Ping An Bank Squeezed by Default Risks, Tighter Regulations

The marginal improvement of Ping An Bank’s first-half results suggests that Chinese banks are still weighed down by stubborn credit risks and regulatory curbs on interbank financing activities.
While the midsize bank on Friday reported a 2.1% growth in net profit for the first six months of this year thanks to stringent cost control, revenues dropped for the first time since its listing in 2013, and the nonperforming-loan ratio edged higher.
Chinese banks have been hit by a double whammy of slowing economic growth and tightening regulations. As the government continues clamping down on easy credit and underregulated shadow-banking activities, such deleveraging efforts coupled with slowing loan growth have been weighing on lenders’ profitability.
Ping An Bank said its nonperforming loan ratio edged up by 0.2 percentage point to 1.76% as of end-June. Bad loans totaled 28 billion yuan ($4.21 billion) by the end of the second quarter, up from 21.2 billion yuan a year ago.
Loans overdue by 91 to 180 days, which are seen to have the potential to turn sour, accounted for more than half of the bank’s nonperforming loans during the reporting period. Market watchers say it is higher than the average among commercial banks.
Total revenue was down 1.3% at 54.1 billion yuan. It was Ping An Bank’s first revenue decline since it was spun off from China’s second-largest insurer, Ping An Insurance Group, through a listing on Shenzhen Stock Exchange in 2013.
During the first half, Ping An Bank’s net interest income, which accounts for almost three-quarters of the bank’s revenue, dropped 0.6% from a year ago to 37.4 billion yuan. Noninterest income, such as commission and trading fees, fell 2.7% to 16.7 billion yuan, mainly because of sharply lower revenues from trading interbank bills.

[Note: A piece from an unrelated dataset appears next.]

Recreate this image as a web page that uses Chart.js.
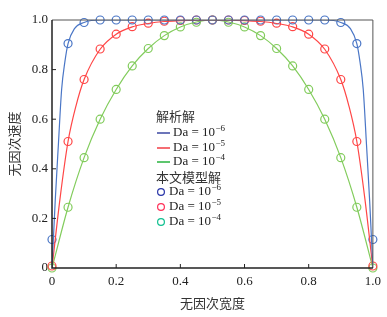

As of the end of June, Ping An Bank’s net interest margin — a bank’s key profitability metric — narrowed to 1.22% from 1.41% a year earlier.
Since late 2016, the China Banking Regulatory Commission and the People’s Bank of China have focused on cleaning up off-balance-sheet and interbank activities, which are seen as hotbeds of shady transactions. The result is that interbank interest rates rise, while lenders’ interest margins fall.
Ping An Bank’s net profit for the first six months of this year totaled 12.6 billion yuan, up 2.1% from a year ago, as stringent cost control offset drops in both interest and non-interest income.
After the bank reshuffled its top leadership months after its involvement in a fraud scandal in late 2016, Ping An Bank has been trying to switch its business focus from corporate banking to retail banking.
The plan is for the bank to absorb more retail clients from its insurance parent, hoping to boost the total number of retail customers to 110 million within three to five years, from 58.4 million as of the end of June.
Shares of Ping An Bank retreated 5.65% to 10.02 yuan in Shenzhen on Friday.